124 Illinois Prison Nurses Get Layoff Notices
SPRINGFIELD, Ill. (AP) — The 124 union nurses working in Illinois prisons have received layoff notices telling them their jobs are being privatized, according to a letter from Gov. Bruce Rauner's office obtained by The Associated Press.
The notice from the Republican's administration to the Illinois Nurses Association said nurses at 12 prisons would be laid off June 15, two days after contract nurses are hired.
Alice Johnson, the association's executive director, said Rauner is retaliating because the union rejected a tentative contract agreement last year.
"It's an attempt to bully and intimidate the nurses, and it's not going to work," Johnson told the AP.
She said the move is particularly troublesome because of a nationwide shortage of nurses that forces Illinois prison nurses to sometimes work 80-hour weeks while vacant positions go unfilled.
A spokeswoman for Rauner did not immediately respond to a request for comment.
The letter from Ed Jackson, Corrections' labor relations chief, contends the contract with the nurses is void. But Johnson said the union and Rauner signed an agreement to abide by the terms of the last collective bargaining unit deal until a new one is signed.

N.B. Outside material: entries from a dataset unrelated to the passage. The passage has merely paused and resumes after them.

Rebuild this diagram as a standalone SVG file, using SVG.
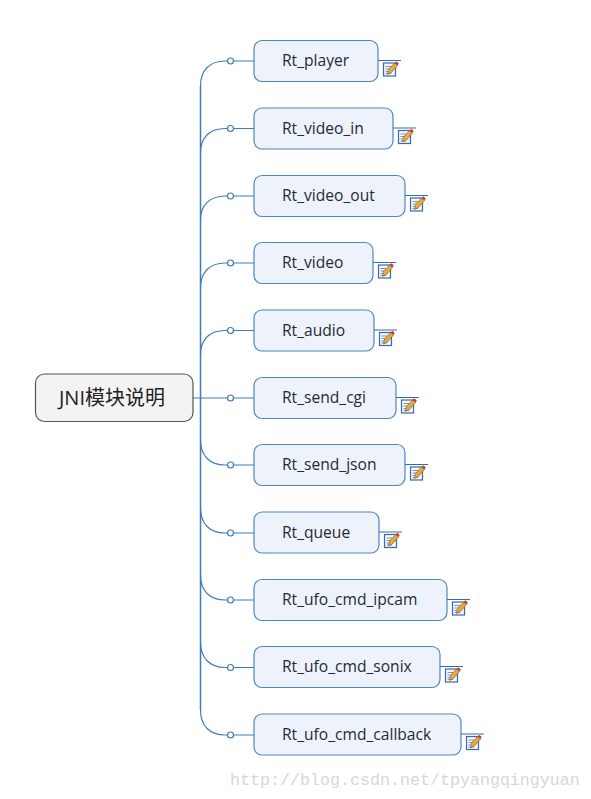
<svg xmlns="http://www.w3.org/2000/svg" width="591" height="799" viewBox="0 0 591 799">
<style>
.bg{fill:#fff}
.box{fill:#eef3fb;stroke:#4d86c2;stroke-width:1.2}
.root{fill:#f3f3f3;stroke:#555;stroke-width:1.2}
.t{font-family:"Open Sans","Noto Sans","Liberation Sans",sans-serif;font-size:15.600px;fill:#1f2a33}
.rt{font-family:"Open Sans","Noto Sans CJK SC",sans-serif;font-size:20px;fill:#222}
.c{fill:none;stroke:#3f7cbc;stroke-width:1.2}
.dot{fill:#fff;stroke:#3f7cbc;stroke-width:1.2}
.wm{font-family:"Liberation Mono","DejaVu Sans Mono",monospace;font-size:16.670px;fill:#d8d8d2}
</style>
<defs>
<g id="note">
<path d="M0 0H23" fill="none" stroke="#2f6fb5" stroke-width="1"/>
<rect x="5.500" y="2.500" width="12" height="13" fill="#f4f7fc" stroke="#3a68b0" stroke-width="1.200"/>
<path d="M7.500 6H13M7.500 8.500H12M7.500 11H10M7.500 13H13" stroke="#7e93b8" stroke-width="1" fill="none"/>
<path d="M9.500 14L10.500 9L16.500 2.500L19.500 5L13.500 12Z" fill="#e8a93c" stroke="#6b5a2a" stroke-width=".6"/>
<path d="M16.500 2.500L18.500 0.800L20.800 3L19.500 5Z" fill="#c8403c"/>
</g>
</defs>
<rect class="bg" width="591" height="799"/>
<g id="connectors">
<path class="c" d="M193 398H254M200.500 86C200.500 70 210 61 225 61H254M200.500 153C200.500 137 210 128.500 225 128.500H254M200.500 220C200.500 205 210 196 225 196H254M200.500 288C200.500 272 210 263 225 263H254M200.500 355C200.500 339 210 330.500 225 330.500H254M200.500 440C200.500 456 210 465 225 465H254M200.500 508C200.500 524 210 533 225 533H254M200.500 575C200.500 591 210 600 225 600H254M200.500 642C200.500 658 210 667.500 225 667.500H254M200.500 710C200.500 726 210 735 225 735H254"/>
<path d="M200.500 86V710" fill="none" stroke="#3f7cbc" stroke-width="1.500"/>
<circle class="dot" cx="230.500" cy="61" r="3"/>
<circle class="dot" cx="230.500" cy="128.500" r="3"/>
<circle class="dot" cx="230.500" cy="196" r="3"/>
<circle class="dot" cx="230.500" cy="263" r="3"/>
<circle class="dot" cx="230.500" cy="330.500" r="3"/>
<circle class="dot" cx="230.500" cy="398" r="3"/>
<circle class="dot" cx="230.500" cy="465" r="3"/>
<circle class="dot" cx="230.500" cy="533" r="3"/>
<circle class="dot" cx="230.500" cy="600" r="3"/>
<circle class="dot" cx="230.500" cy="667.500" r="3"/>
<circle class="dot" cx="230.500" cy="735" r="3"/>
</g>
<g id="root"><rect class="root" x="35.500" y="374" width="157.500" height="47.500" rx="9"/><text class="rt" x="59" y="404.500">JNI模块说明</text></g>
<g id="n1"><rect class="box" x="254" y="40.500" width="124" height="41" rx="8"/><text class="t" x="282" y="66">Rt_player</text><use href="#note" x="378" y="60.500"/></g>
<g id="n2"><rect class="box" x="254" y="108" width="139" height="41" rx="8"/><text class="t" x="282" y="133.500">Rt_video_in</text><use href="#note" x="393" y="128"/></g>
<g id="n3"><rect class="box" x="254" y="175.500" width="151" height="41" rx="8"/><text class="t" x="282" y="201">Rt_video_out</text><use href="#note" x="405" y="195.500"/></g>
<g id="n4"><rect class="box" x="254" y="242.500" width="119" height="41" rx="8"/><text class="t" x="282" y="268">Rt_video</text><use href="#note" x="373" y="262.500"/></g>
<g id="n5"><rect class="box" x="254" y="310" width="120" height="41" rx="8"/><text class="t" x="282" y="335.500">Rt_audio</text><use href="#note" x="374" y="330"/></g>
<g id="n6"><rect class="box" x="254" y="377.500" width="142" height="41" rx="8"/><text class="t" x="282" y="403">Rt_send_cgi</text><use href="#note" x="396" y="397.500"/></g>
<g id="n7"><rect class="box" x="254" y="444.500" width="151" height="41" rx="8"/><text class="t" x="282" y="470">Rt_send_json</text><use href="#note" x="405" y="464.500"/></g>
<g id="n8"><rect class="box" x="254" y="512" width="125" height="41" rx="8"/><text class="t" x="282" y="537.500">Rt_queue</text><use href="#note" x="379" y="532"/></g>
<g id="n9"><rect class="box" x="254" y="579.500" width="193" height="41" rx="8"/><text class="t" x="282" y="605">Rt_ufo_cmd_ipcam</text><use href="#note" x="447" y="599.500"/></g>
<g id="n10"><rect class="box" x="254" y="646.500" width="186" height="41" rx="8"/><text class="t" x="282" y="672">Rt_ufo_cmd_sonix</text><use href="#note" x="440" y="666.500"/></g>
<g id="n11"><rect class="box" x="254" y="714" width="207" height="41" rx="8"/><text class="t" x="282" y="739.500">Rt_ufo_cmd_callback</text><use href="#note" x="461" y="734"/></g>
<text class="wm" x="230" y="785">http://blog.csdn.net/tpyangqingyuan</text>
</svg>
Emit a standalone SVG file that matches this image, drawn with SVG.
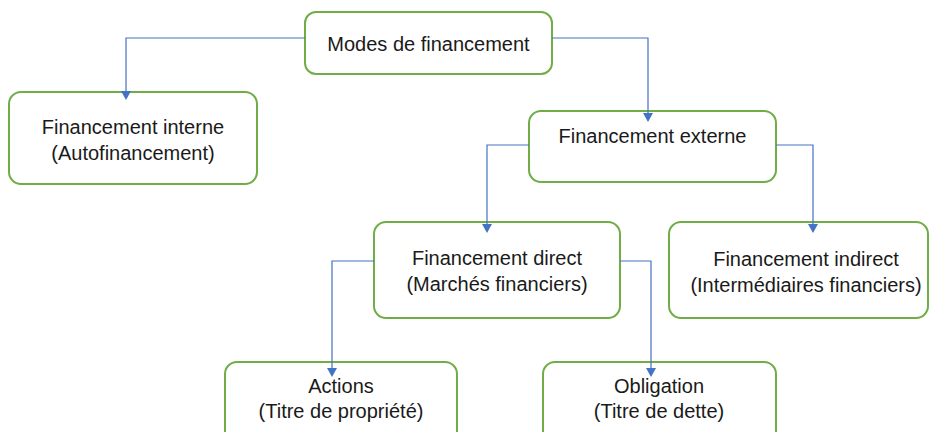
<svg xmlns="http://www.w3.org/2000/svg" width="930" height="432" viewBox="0 0 930 432">
<style>
.box{fill:#fff;stroke:#70ad47;stroke-width:2}
.lbl{font-family:"Liberation Sans",Arial,sans-serif;font-size:20px;fill:#1a1a1a;text-anchor:middle}
.con{fill:none;stroke:#4472c4;stroke-width:1.2}
.ah{fill:#4472c4}
</style>
<rect width="930" height="432" fill="#fff"/>
<g id="modes">
<rect class="box" x="305" y="12" width="247" height="62" rx="11"/>
<text class="lbl" x="428.5" y="51">Modes de financement</text>
</g>
<g id="interne">
<rect class="box" x="9" y="92" width="248" height="92" rx="12"/>
<text class="lbl" x="133" y="134">Financement interne</text>
<text class="lbl" x="133" y="160">(Autofinancement)</text>
</g>
<g id="externe">
<rect class="box" x="529" y="111" width="247" height="71" rx="12"/>
<text class="lbl" x="652.5" y="143">Financement externe</text>
</g>
<g id="direct">
<rect class="box" x="374" y="222" width="246" height="96" rx="12"/>
<text class="lbl" x="497" y="265">Financement direct</text>
<text class="lbl" x="497" y="291">(Marchés financiers)</text>
</g>
<g id="indirect">
<rect class="box" x="669" y="222" width="259" height="96" rx="12"/>
<text class="lbl" x="806" y="266">Financement indirect</text>
<text class="lbl" x="806" y="292">(Intermédiaires financiers)</text>
</g>
<g id="actions">
<rect class="box" x="225" y="362" width="232" height="90" rx="12"/>
<text class="lbl" x="341" y="393">Actions</text>
<text class="lbl" x="341" y="418">(Titre de propriété)</text>
</g>
<g id="obligation">
<rect class="box" x="543" y="362" width="233" height="90" rx="12"/>
<text class="lbl" x="659" y="393">Obligation</text>
<text class="lbl" x="659" y="418">(Titre de dette)</text>
</g>
<g id="connectors">
<polyline class="con" points="305,38 126,38 126,91"/>
<polyline class="con" points="552,38 648,38 648,113"/>
<polyline class="con" points="529,145 487,145 487,224"/>
<polyline class="con" points="776,145 813,145 813,224"/>
<polyline class="con" points="374,261 332,261 332,368"/>
<polyline class="con" points="620,261 651,261 651,368"/>
<path class="ah" d="M121,91 L131,91 L126,100 Z"/>
<path class="ah" d="M643,113 L653,113 L648,122 Z"/>
<path class="ah" d="M482,224 L492,224 L487,233 Z"/>
<path class="ah" d="M808,224 L818,224 L813,233 Z"/>
<path class="ah" d="M327,368 L337,368 L332,377 Z"/>
<path class="ah" d="M646,368 L656,368 L651,377 Z"/>
</g>
</svg>
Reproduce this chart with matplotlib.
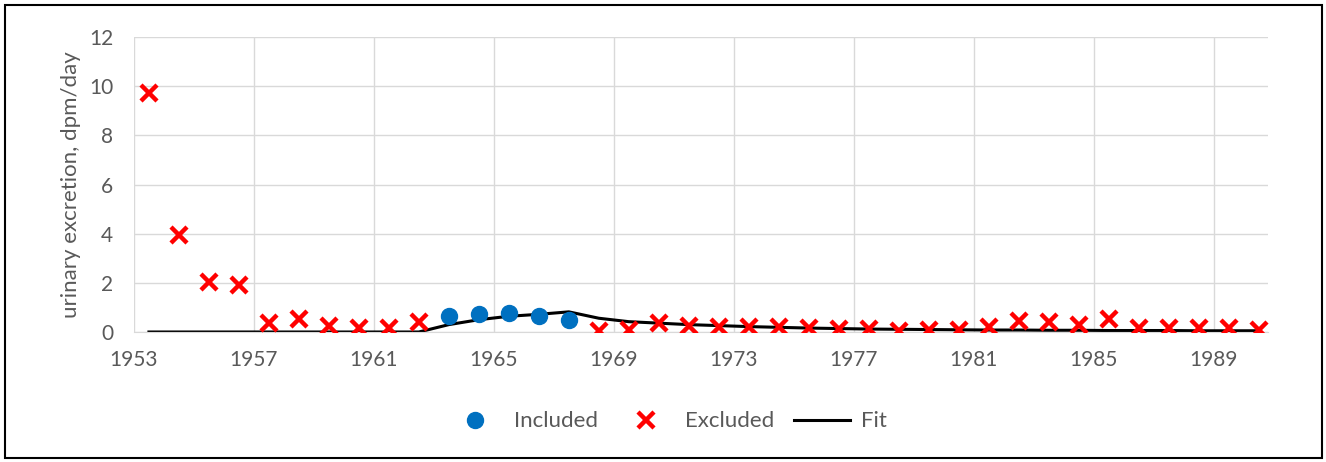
import matplotlib.pyplot as plt
from matplotlib.patches import Rectangle
import numpy as np

# yearly values, each plotted mid-year
excl_years = [1953, 1954, 1955, 1956, 1957, 1958, 1959, 1960, 1961, 1962,
              1968, 1969, 1970, 1971, 1972, 1973, 1974, 1975, 1976, 1977,
              1978, 1979, 1980, 1981, 1982, 1983, 1984, 1985, 1986, 1987,
              1988, 1989, 1990]
excl_vals = [9.75, 3.95, 2.05, 1.9, 0.35, 0.52, 0.25, 0.17, 0.17, 0.42,
             0.05, 0.1, 0.36, 0.25, 0.2, 0.2, 0.2, 0.17, 0.13, 0.12,
             0.06, 0.1, 0.1, 0.2, 0.45, 0.4, 0.3, 0.52, 0.15, 0.15,
             0.15, 0.15, 0.1]

incl_years = [1963, 1964, 1965, 1966, 1967]
incl_vals = [0.65, 0.72, 0.76, 0.64, 0.5]

fit_years = list(range(1953, 1991))
fit_vals = [0, 0, 0, 0, 0, 0, 0, 0, 0, 0,
            0.3, 0.5, 0.64, 0.72, 0.82, 0.56, 0.42, 0.36, 0.3, 0.26,
            0.22, 0.19, 0.16, 0.14, 0.12, 0.11, 0.1, 0.09, 0.08, 0.08,
            0.07, 0.07, 0.06, 0.06, 0.06, 0.05, 0.05, 0.05]

xticks = list(range(1953, 1991, 4))

plt.rcParams['font.family'] = ['Lato', 'DejaVu Sans']
grey = '#595959'

fig = plt.figure(figsize=(13.26, 4.62), dpi=100)
ax = fig.add_axes([0.101, 0.2814, 0.855, 0.638])

off = 0.5
ax.plot(np.array(fit_years) + off, fit_vals, color='black', lw=2.2, label='Fit', zorder=2)
ax.plot(np.array(incl_years) + off, incl_vals, 'o', color='#0070C0', ms=11.5,
        label='Included', zorder=3)
ax.plot(np.array(excl_years) + off, excl_vals, 'x', color='#FF0000', ms=11,
        mew=3.2, label='Excluded', zorder=3)

ax.set_xlim(1953, 1990.8)
ax.set_ylim(0, 12)
ax.set_xticks(xticks)
ax.set_xticklabels([str(y) for y in xticks])
ax.set_yticks(range(0, 13, 2))
ax.grid(True, color='#D9D9D9', lw=1)
ax.set_axisbelow(True)
for s in ['top', 'right', 'left']:
    ax.spines[s].set_visible(False)
ax.spines['bottom'].set_color('#D9D9D9')
ax.tick_params(length=0, labelsize=15, colors=grey)
ax.tick_params(axis='x', pad=13)
ax.tick_params(axis='y', pad=15)
ax.set_ylabel('urinary excretion, dpm/day', fontsize=16, color=grey, labelpad=6)

h, l = ax.get_legend_handles_labels()
order = [1, 2, 0]
fig.legend([h[i] for i in order], [l[i] for i in order], loc='center',
           bbox_to_anchor=(0.503, 0.088), ncol=3, frameon=False,
           fontsize=16, labelcolor=grey, handlelength=2.5, columnspacing=0.9,
           handletextpad=0.5)

fig.patches.append(Rectangle((0.004, 0.008), 0.993, 0.982, transform=fig.transFigure,
                             fill=False, edgecolor='black', lw=1.5))

fig.savefig('out.png', dpi=100)
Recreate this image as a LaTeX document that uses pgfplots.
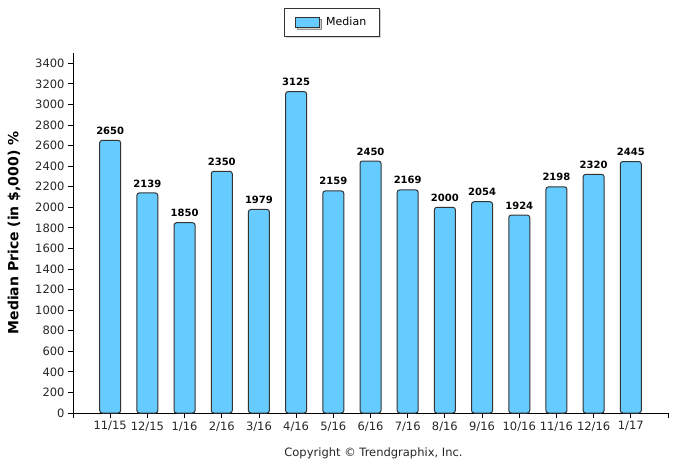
\documentclass[border=0pt]{standalone}
\usepackage{pgfplots}
\pgfplotsset{compat=1.18}
\usepackage{fontspec}
\setmainfont{DejaVu Sans}
\usetikzlibrary{shadows}
\definecolor{barblue}{RGB}{102,204,255}
\definecolor{bardraw}{RGB}{51,51,51}
\begin{document}
\begin{tikzpicture}
\path[use as bounding box] (-73pt,-53pt) rectangle (610pt,413pt);
\begin{axis}[
  scale only axis,
  width=595pt, height=360pt,
  xmin=-1, xmax=15,
  ymin=0, ymax=3500,
  axis x line*=bottom, axis y line*=left,
  axis line style={-, black, line width=0.8pt},
  tick align=outside,
  major tick length=5pt,
  tick style={black, line width=0.8pt},
  xtick={-1,...,15},
  xticklabels={,11/15,12/15,1/16,2/16,3/16,4/16,5/16,6/16,7/16,8/16,9/16,10/16,11/16,12/16,1/17,},
  ytick={0,200,...,3400},
  ticklabel style={font=\fontsize{11.5}{12}\selectfont, text=black!85},
  /pgf/number format/assume math mode=true,
  /pgf/number format/1000 sep={},
  ybar, bar width=21pt,
  nodes near coords,
  every node near coord/.append style={font=\fontsize{10}{12}\selectfont\bfseries, yshift=2pt},
  legend style={at={(rel axis cs:0.435,1.085)}, anchor=center, draw=bardraw, fill=white,
    font=\fontsize{11}{12}\selectfont, inner xsep=11pt, inner ysep=7pt,
    drop shadow={shadow xshift=2pt, shadow yshift=-2pt, fill=gray!70},
    legend cell align=left, column sep=4pt},
  clip=false,
]
\addplot[fill=barblue, draw=bardraw, line width=1pt, rounded corners=2.5pt,
  legend image code/.code={\draw[##1, line width=0.8pt, rounded corners=0pt] (0pt,-5pt) rectangle (24pt,5pt);}] coordinates {
(0,2650) (1,2139) (2,1850) (3,2350) (4,1979) (5,3125) (6,2159) (7,2450)
(8,2169) (9,2000) (10,2054) (11,1924) (12,2198) (13,2320) (14,2445)};
\addlegendentry{Median\hspace{14pt}}
\node[font=\fontsize{11.5}{12}\selectfont, text=black!85] at (rel axis cs:0.505,0) [yshift=-40pt] {Copyright \textcopyright{} Trendgraphix, Inc.};
\node[font=\fontsize{14}{16}\selectfont\bfseries, rotate=90] at ([xshift=-59pt]rel axis cs:0,0.5) {Median Price (in \$,000) \%};
\end{axis}
\end{tikzpicture}
\end{document}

The nurses filed an unfair labor practices complaint last week with state regulators, claiming Rauner is reneging on his obligation to continue negotiating.
The Illinois Nurses Association represents 3,500 nurses statewide, including 1,200 Illinois government employees. Johnson did not know why prison nurses were singled out.
She argued that a private contractor's nurses aren't subject to the same supervisory oversight as a government worker. And she said a private contractor's profit motive could interfere with decisions about staffing and quality of care.
Nationally, studies show a large pool of nurses is ready to retire in the next five years. At the same time, prison populations are aging and care is becoming more specialized.